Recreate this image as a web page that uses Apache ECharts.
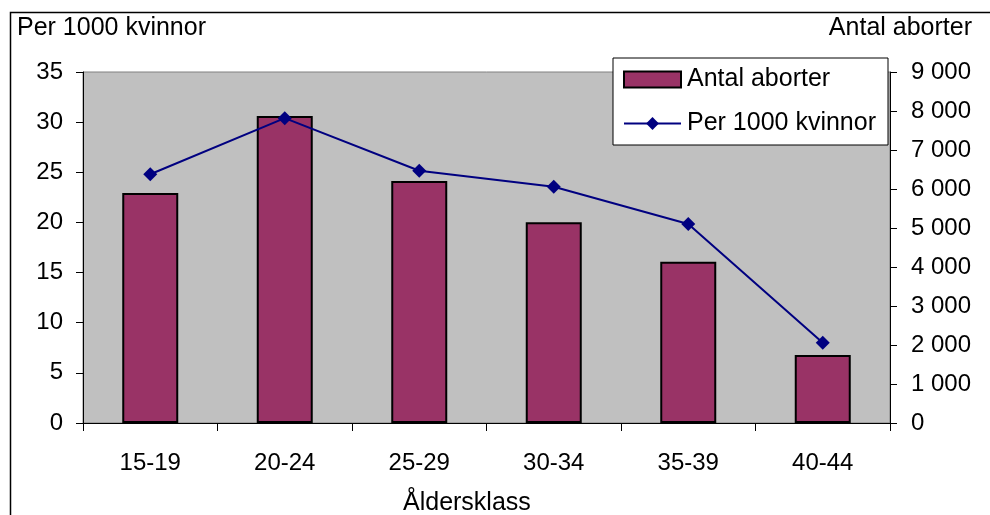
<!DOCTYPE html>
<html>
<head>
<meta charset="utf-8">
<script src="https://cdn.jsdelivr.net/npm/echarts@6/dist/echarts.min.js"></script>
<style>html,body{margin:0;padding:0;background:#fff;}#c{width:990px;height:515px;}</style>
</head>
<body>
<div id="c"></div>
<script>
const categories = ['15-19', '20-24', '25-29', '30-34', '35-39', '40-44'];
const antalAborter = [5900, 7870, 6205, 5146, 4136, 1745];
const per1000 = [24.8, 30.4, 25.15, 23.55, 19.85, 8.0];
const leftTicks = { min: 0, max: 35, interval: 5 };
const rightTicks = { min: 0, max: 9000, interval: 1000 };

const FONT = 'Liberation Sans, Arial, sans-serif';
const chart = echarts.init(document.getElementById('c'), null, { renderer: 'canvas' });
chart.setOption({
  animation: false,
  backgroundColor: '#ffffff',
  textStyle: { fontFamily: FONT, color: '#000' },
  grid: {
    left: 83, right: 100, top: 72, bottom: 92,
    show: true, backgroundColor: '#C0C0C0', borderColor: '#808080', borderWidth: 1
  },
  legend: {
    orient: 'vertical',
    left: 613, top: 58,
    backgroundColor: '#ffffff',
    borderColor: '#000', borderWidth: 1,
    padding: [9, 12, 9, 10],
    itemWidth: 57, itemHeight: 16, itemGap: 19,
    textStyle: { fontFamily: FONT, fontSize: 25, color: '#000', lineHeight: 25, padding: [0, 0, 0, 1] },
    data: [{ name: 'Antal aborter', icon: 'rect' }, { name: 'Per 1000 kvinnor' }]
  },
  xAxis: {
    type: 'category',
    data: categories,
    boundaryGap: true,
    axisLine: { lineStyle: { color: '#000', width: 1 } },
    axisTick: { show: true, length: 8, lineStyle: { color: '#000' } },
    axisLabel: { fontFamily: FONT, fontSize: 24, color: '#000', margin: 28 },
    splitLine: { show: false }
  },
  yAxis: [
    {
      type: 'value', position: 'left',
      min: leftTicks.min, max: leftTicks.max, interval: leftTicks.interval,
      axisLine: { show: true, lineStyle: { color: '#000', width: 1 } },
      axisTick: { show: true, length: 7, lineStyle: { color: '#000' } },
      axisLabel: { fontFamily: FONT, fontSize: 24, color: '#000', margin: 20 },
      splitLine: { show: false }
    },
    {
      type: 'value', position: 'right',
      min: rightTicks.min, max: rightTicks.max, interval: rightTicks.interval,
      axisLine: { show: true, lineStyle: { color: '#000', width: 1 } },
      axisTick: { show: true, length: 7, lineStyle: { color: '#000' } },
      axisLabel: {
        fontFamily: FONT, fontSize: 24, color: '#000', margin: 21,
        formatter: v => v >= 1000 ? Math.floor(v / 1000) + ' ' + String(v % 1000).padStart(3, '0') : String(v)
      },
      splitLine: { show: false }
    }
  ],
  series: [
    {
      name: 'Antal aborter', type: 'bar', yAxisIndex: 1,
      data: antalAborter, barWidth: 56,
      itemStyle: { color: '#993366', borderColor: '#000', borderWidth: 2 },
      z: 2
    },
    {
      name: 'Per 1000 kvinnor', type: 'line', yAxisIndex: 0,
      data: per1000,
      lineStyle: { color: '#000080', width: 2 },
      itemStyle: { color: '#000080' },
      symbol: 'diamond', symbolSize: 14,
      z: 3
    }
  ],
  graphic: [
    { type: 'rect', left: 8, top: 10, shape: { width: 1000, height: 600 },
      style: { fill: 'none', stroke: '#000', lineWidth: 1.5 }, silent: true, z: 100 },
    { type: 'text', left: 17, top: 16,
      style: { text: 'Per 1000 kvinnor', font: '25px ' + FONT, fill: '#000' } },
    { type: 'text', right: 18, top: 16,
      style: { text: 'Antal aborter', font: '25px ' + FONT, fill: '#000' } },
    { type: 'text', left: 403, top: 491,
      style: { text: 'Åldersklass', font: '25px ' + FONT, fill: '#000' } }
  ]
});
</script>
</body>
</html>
◇ ◇ ◇ ◇ ◇ ◇ ◇
GIVEN REQUEST - Your task is to repeat the data above exactly while excluding the pictures.

FULL SOLUTION -
Recreate this image as a web page that uses Apache ECharts.
<!DOCTYPE html>
<html>
<head>
<meta charset="utf-8">
<script src="https://cdn.jsdelivr.net/npm/echarts@6/dist/echarts.min.js"></script>
<style>html,body{margin:0;padding:0;background:#fff;}#c{width:990px;height:515px;}</style>
</head>
<body>
<div id="c"></div>
<script>
const categories = ['15-19', '20-24', '25-29', '30-34', '35-39', '40-44'];
const antalAborter = [5900, 7870, 6205, 5146, 4136, 1745];
const per1000 = [24.8, 30.4, 25.15, 23.55, 19.85, 8.0];
const leftTicks = { min: 0, max: 35, interval: 5 };
const rightTicks = { min: 0, max: 9000, interval: 1000 };

const FONT = 'Liberation Sans, Arial, sans-serif';
const chart = echarts.init(document.getElementById('c'), null, { renderer: 'canvas' });
chart.setOption({
  animation: false,
  backgroundColor: '#ffffff',
  textStyle: { fontFamily: FONT, color: '#000' },
  grid: {
    left: 83, right: 100, top: 72, bottom: 92,
    show: true, backgroundColor: '#C0C0C0', borderColor: '#808080', borderWidth: 1
  },
  legend: {
    orient: 'vertical',
    left: 613, top: 58,
    backgroundColor: '#ffffff',
    borderColor: '#000', borderWidth: 1,
    padding: [9, 12, 9, 10],
    itemWidth: 57, itemHeight: 16, itemGap: 19,
    textStyle: { fontFamily: FONT, fontSize: 25, color: '#000', lineHeight: 25, padding: [0, 0, 0, 1] },
    data: [{ name: 'Antal aborter', icon: 'rect' }, { name: 'Per 1000 kvinnor' }]
  },
  xAxis: {
    type: 'category',
    data: categories,
    boundaryGap: true,
    axisLine: { lineStyle: { color: '#000', width: 1 } },
    axisTick: { show: true, length: 8, lineStyle: { color: '#000' } },
    axisLabel: { fontFamily: FONT, fontSize: 24, color: '#000', margin: 28 },
    splitLine: { show: false }
  },
  yAxis: [
    {
      type: 'value', position: 'left',
      min: leftTicks.min, max: leftTicks.max, interval: leftTicks.interval,
      axisLine: { show: true, lineStyle: { color: '#000', width: 1 } },
      axisTick: { show: true, length: 7, lineStyle: { color: '#000' } },
      axisLabel: { fontFamily: FONT, fontSize: 24, color: '#000', margin: 20 },
      splitLine: { show: false }
    },
    {
      type: 'value', position: 'right',
      min: rightTicks.min, max: rightTicks.max, interval: rightTicks.interval,
      axisLine: { show: true, lineStyle: { color: '#000', width: 1 } },
      axisTick: { show: true, length: 7, lineStyle: { color: '#000' } },
      axisLabel: {
        fontFamily: FONT, fontSize: 24, color: '#000', margin: 21,
        formatter: v => v >= 1000 ? Math.floor(v / 1000) + ' ' + String(v % 1000).padStart(3, '0') : String(v)
      },
      splitLine: { show: false }
    }
  ],
  series: [
    {
      name: 'Antal aborter', type: 'bar', yAxisIndex: 1,
      data: antalAborter, barWidth: 56,
      itemStyle: { color: '#993366', borderColor: '#000', borderWidth: 2 },
      z: 2
    },
    {
      name: 'Per 1000 kvinnor', type: 'line', yAxisIndex: 0,
      data: per1000,
      lineStyle: { color: '#000080', width: 2 },
      itemStyle: { color: '#000080' },
      symbol: 'diamond', symbolSize: 14,
      z: 3
    }
  ],
  graphic: [
    { type: 'rect', left: 8, top: 10, shape: { width: 1000, height: 600 },
      style: { fill: 'none', stroke: '#000', lineWidth: 1.5 }, silent: true, z: 100 },
    { type: 'text', left: 17, top: 16,
      style: { text: 'Per 1000 kvinnor', font: '25px ' + FONT, fill: '#000' } },
    { type: 'text', right: 18, top: 16,
      style: { text: 'Antal aborter', font: '25px ' + FONT, fill: '#000' } },
    { type: 'text', left: 403, top: 491,
      style: { text: 'Åldersklass', font: '25px ' + FONT, fill: '#000' } }
  ]
});
</script>
</body>
</html>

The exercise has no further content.